One of my favourite kinds of walk is on well marked paths around estates such as Fountains Abbey, Endsleigh, Astley Castle and Hackfall with an interesting variety of landscapes and views and ‘eye-catcher’ structures to add to the interest.
Despite the rain this afternoon I set out on such a walk here at The Crom Estate in Co. Fermanagh, Northern Ireland. The estate comprises almost 2,000 acres of woodland, wetlands, farmland and parkland on the shores of Upper Lough Erne. According to the map leaflet it was laid out in 1838 and is one of the best preserved and most extensive landscapes designed by William Gilpin in the British Isles. Its unique character rests upon the scale and relationship of water, wetland, woods and parkland with its veteran trees. The Great Yew Tree is located at the Old Castle ruins and was nominated as one of 50 Great British Trees for the Queens Jubilee Year 2002.
The Ancient Yews in the Castle Ruins
There are many fine buildings on the estate walk. Crom Old Castle was built on the shore by Michael Balfour, Laird of Mountwhinney in 1610. It withstood two sieges in 1689 but was destroyed by an accidental fire in 1764. The yew trees within the ruins are reputed to be the oldest in Ireland.
Approaching the Castle Ruins
The Crichton Tower was built on Gad Island in 1848. Its architect is unknown.
The Boathouse is a complex structure with decorated bargeboards and battlements designed in 1841 by Edward Blore. For many years it was the Lough Erne Yacht Club and the social centre for the Victorian houses in the area.
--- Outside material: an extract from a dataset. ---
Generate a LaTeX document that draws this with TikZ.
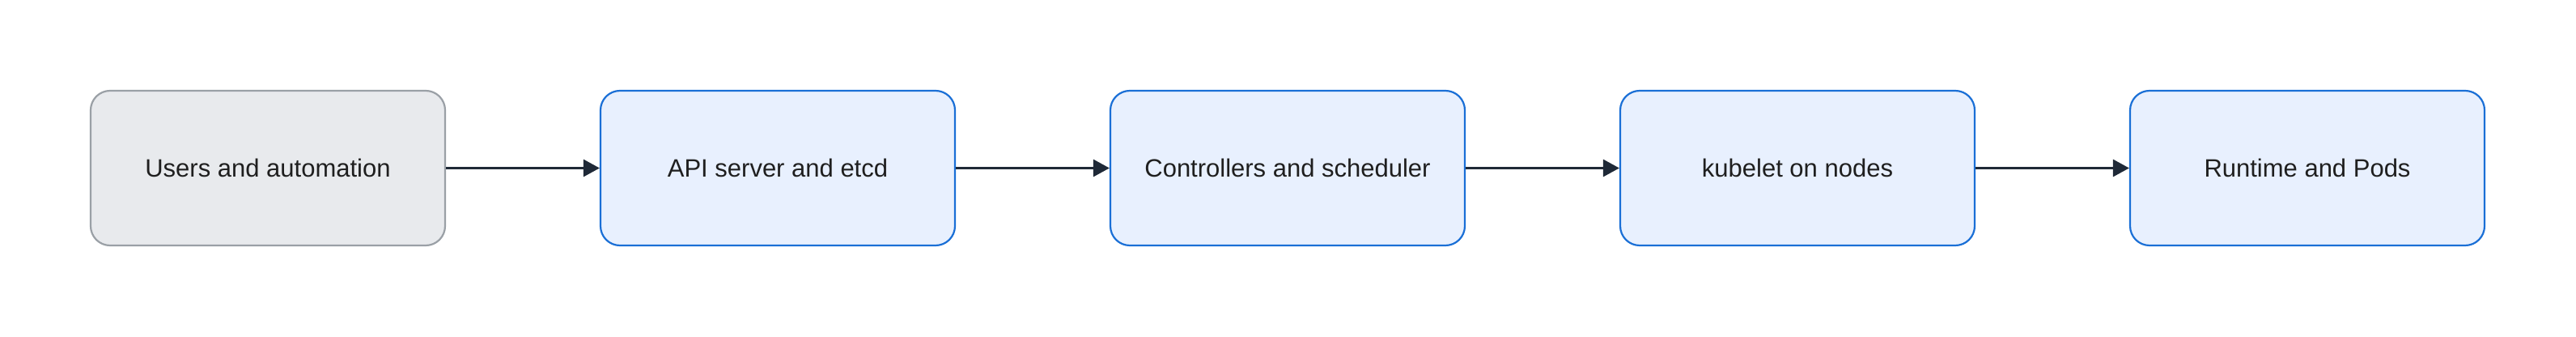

The Summer House was built around 1880 out of the structure of an old school house on the site. It was built for Lady Florence who used it as a picturesque retreat. Rustic inside, it had a woven straw mat, a cupboard above the fireplace with cups and other teatime items, a round table and chairs and a box for firewood. The original boathouse of the demesne, later made into a folly, lies below the summer house.
The Summer House
View from The Summer House
A white iron bridge connects the mainland with Inisherk (Inis means island in Irish) and a track leads straight across to another small jetty. There are two cottages – Bridge and Gamekeeper’s – and the remains of a Walled Garden.
Gate to The Walled Garden
The Garden was completed in 1833 and included a hot house, potting sheds and a propagating house, built in later years. The Garden remained in use until the 1950s. Lately the Trust has carried out extensive repairs to the walls including the rebuilding of a large section of south wall.
The extensive Walled Garden
Returning over the bridge a track through woodland brought me to the Stable Yard (now NT Offices) and The Riding School (apparently never used as such as it was commandeered by the US Air Force for D-Day preparations/training).
Oak Sapling Commemorating the USAF Presence
“This oak tree was planted on 6th June 2014 to commemorate the 70th anniversary of D-Day and the United States forces stationed here in WWII”
Nearby are The Turf House, also designed by Blore and built with an adjacent pier in 1840 for peat fuel to be originally unloaded here for the castle later in the century a sawmill was established, and an Ice House.
Inside the Turf House today
From the Stable Yard area the track continues through woodland after which I joined a grassy path alongside the Deer Park fencing with views of Crom Castle itself which is still a private residence and not open to the public.
Crom Castle and Deer Park
And so back to dear Alder Cottage to dry off after a fascinating two hour walk.